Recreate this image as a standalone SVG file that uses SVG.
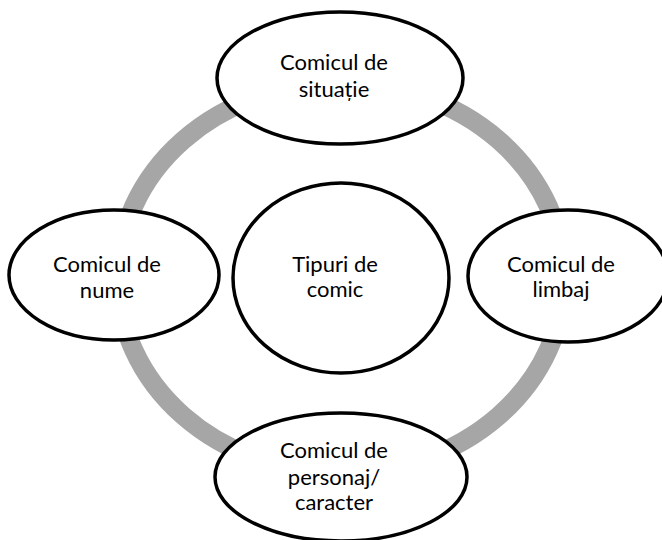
<svg xmlns="http://www.w3.org/2000/svg" width="662" height="540" viewBox="0 0 662 540">
<style>
.node{fill:#ffffff;stroke:#000000;stroke-width:3.5}
.ring{fill:none;stroke:#a6a6a6;stroke-width:19}
text{font-family:Lato,"Open Sans","Liberation Sans",sans-serif;font-size:22px;font-weight:400;fill:#000000;text-anchor:middle}
</style>
<rect width="662" height="540" fill="#ffffff"/>
<g id="connectors">
<ellipse class="ring" cx="341" cy="278" rx="223" ry="195"/>
</g>
<g id="center">
<ellipse class="node" cx="341" cy="278" rx="108" ry="95"/>
<text x="335" y="272">Tipuri de</text>
<text x="335" y="297">comic</text>
</g>
<g id="top">
<ellipse class="node" cx="340" cy="78" rx="123" ry="66"/>
<text x="334" y="70">Comicul de</text>
<text x="334" y="97">situație</text>
</g>
<g id="left">
<ellipse class="node" cx="114" cy="275" rx="105" ry="65"/>
<text x="107" y="272">Comicul de</text>
<text x="107" y="298">nume</text>
</g>
<g id="right">
<ellipse class="node" cx="568" cy="276" rx="100" ry="66"/>
<text x="561" y="272">Comicul de</text>
<text x="561" y="297">limbaj</text>
</g>
<g id="bottom">
<ellipse class="node" cx="341" cy="477" rx="126" ry="64"/>
<text x="334" y="458">Comicul de</text>
<text x="334" y="485">personaj/</text>
<text x="334" y="510">caracter</text>
</g>
</svg>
◇ ◇ ◇ ◇ ◇ ◇ ◇
=== TASK GOAL ===
Return the material exactly as given, apart from the pictures.

=== TASK RESULT ===
Recreate this image as a standalone SVG file that uses SVG.
<svg xmlns="http://www.w3.org/2000/svg" width="662" height="540" viewBox="0 0 662 540">
<style>
.node{fill:#ffffff;stroke:#000000;stroke-width:3.5}
.ring{fill:none;stroke:#a6a6a6;stroke-width:19}
text{font-family:Lato,"Open Sans","Liberation Sans",sans-serif;font-size:22px;font-weight:400;fill:#000000;text-anchor:middle}
</style>
<rect width="662" height="540" fill="#ffffff"/>
<g id="connectors">
<ellipse class="ring" cx="341" cy="278" rx="223" ry="195"/>
</g>
<g id="center">
<ellipse class="node" cx="341" cy="278" rx="108" ry="95"/>
<text x="335" y="272">Tipuri de</text>
<text x="335" y="297">comic</text>
</g>
<g id="top">
<ellipse class="node" cx="340" cy="78" rx="123" ry="66"/>
<text x="334" y="70">Comicul de</text>
<text x="334" y="97">situație</text>
</g>
<g id="left">
<ellipse class="node" cx="114" cy="275" rx="105" ry="65"/>
<text x="107" y="272">Comicul de</text>
<text x="107" y="298">nume</text>
</g>
<g id="right">
<ellipse class="node" cx="568" cy="276" rx="100" ry="66"/>
<text x="561" y="272">Comicul de</text>
<text x="561" y="297">limbaj</text>
</g>
<g id="bottom">
<ellipse class="node" cx="341" cy="477" rx="126" ry="64"/>
<text x="334" y="458">Comicul de</text>
<text x="334" y="485">personaj/</text>
<text x="334" y="510">caracter</text>
</g>
</svg>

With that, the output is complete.